▸ DATA LINES
(begin)
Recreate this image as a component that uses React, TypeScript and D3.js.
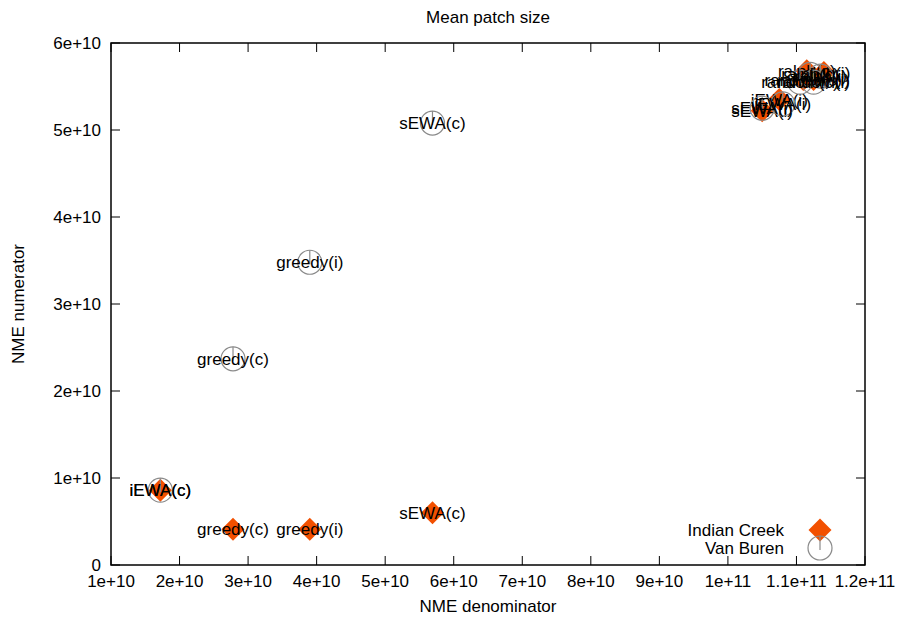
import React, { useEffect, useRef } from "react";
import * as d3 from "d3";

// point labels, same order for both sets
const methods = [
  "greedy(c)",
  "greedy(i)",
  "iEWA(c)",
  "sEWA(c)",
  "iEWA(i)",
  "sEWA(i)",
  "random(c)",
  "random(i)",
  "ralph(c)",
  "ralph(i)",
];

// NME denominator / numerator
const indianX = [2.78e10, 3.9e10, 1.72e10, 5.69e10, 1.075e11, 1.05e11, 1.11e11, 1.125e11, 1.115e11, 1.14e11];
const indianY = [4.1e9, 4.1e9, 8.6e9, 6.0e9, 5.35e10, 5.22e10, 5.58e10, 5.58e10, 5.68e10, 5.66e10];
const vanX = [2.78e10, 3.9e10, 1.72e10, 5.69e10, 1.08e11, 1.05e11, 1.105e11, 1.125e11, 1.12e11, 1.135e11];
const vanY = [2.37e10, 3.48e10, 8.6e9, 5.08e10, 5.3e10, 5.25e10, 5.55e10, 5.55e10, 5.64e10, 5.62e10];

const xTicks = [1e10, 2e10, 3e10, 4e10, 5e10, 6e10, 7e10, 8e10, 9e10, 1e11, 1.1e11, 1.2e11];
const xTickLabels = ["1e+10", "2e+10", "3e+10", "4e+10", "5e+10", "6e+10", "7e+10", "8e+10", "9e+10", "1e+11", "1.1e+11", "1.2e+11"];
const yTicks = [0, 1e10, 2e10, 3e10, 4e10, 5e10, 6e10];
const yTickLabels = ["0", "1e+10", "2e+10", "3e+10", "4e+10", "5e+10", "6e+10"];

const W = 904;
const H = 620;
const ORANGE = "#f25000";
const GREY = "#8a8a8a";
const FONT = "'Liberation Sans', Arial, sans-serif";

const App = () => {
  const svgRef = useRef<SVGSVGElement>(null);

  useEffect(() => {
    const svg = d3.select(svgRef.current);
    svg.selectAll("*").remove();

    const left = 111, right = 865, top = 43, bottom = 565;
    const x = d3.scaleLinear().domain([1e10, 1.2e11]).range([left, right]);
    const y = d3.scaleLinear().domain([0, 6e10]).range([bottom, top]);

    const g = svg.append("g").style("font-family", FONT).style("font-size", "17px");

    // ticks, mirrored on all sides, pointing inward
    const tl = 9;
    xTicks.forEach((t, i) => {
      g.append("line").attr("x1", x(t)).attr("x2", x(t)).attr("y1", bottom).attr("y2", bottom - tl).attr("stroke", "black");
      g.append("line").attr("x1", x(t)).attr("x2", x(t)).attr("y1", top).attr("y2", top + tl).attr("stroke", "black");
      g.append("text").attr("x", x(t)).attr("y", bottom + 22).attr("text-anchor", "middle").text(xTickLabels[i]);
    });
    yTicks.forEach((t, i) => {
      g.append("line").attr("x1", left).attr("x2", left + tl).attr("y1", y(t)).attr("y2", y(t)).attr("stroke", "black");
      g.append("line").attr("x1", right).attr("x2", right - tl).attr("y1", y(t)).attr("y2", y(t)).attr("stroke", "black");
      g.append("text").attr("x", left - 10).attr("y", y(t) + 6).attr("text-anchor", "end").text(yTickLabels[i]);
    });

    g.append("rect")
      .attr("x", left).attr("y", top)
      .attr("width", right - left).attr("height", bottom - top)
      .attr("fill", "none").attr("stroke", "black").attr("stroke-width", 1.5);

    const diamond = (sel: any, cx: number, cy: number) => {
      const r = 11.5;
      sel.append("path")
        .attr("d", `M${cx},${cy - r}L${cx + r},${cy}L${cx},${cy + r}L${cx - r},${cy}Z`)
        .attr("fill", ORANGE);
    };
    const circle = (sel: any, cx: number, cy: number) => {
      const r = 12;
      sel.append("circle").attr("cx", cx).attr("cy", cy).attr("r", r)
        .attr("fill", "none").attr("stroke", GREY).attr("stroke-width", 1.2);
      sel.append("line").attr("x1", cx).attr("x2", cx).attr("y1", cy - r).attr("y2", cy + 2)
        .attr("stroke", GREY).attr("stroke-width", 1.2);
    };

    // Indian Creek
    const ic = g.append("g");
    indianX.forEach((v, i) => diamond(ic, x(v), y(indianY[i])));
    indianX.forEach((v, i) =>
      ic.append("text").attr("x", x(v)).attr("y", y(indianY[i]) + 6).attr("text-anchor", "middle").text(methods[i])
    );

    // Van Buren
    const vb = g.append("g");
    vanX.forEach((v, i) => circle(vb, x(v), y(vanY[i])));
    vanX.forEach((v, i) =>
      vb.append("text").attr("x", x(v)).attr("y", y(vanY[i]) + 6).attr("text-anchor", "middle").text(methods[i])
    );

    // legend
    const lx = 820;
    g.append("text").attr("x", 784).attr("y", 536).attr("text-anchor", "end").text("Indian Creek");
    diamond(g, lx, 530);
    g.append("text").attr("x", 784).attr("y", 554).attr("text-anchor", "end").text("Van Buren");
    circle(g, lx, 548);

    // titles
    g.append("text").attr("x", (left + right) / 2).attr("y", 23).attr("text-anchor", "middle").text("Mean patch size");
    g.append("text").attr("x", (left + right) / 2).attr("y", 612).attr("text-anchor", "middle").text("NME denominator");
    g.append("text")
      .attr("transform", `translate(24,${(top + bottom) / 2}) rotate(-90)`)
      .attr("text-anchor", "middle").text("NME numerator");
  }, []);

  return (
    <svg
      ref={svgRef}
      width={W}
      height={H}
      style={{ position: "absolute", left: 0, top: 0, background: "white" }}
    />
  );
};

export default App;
(end)
Write out exactly the lines between the start of the data and the line with "import * as", including both, but none of the pictures.

Recreate this image as a component that uses React, TypeScript and D3.js.
import React, { useEffect, useRef } from "react";
import * as d3 from "d3";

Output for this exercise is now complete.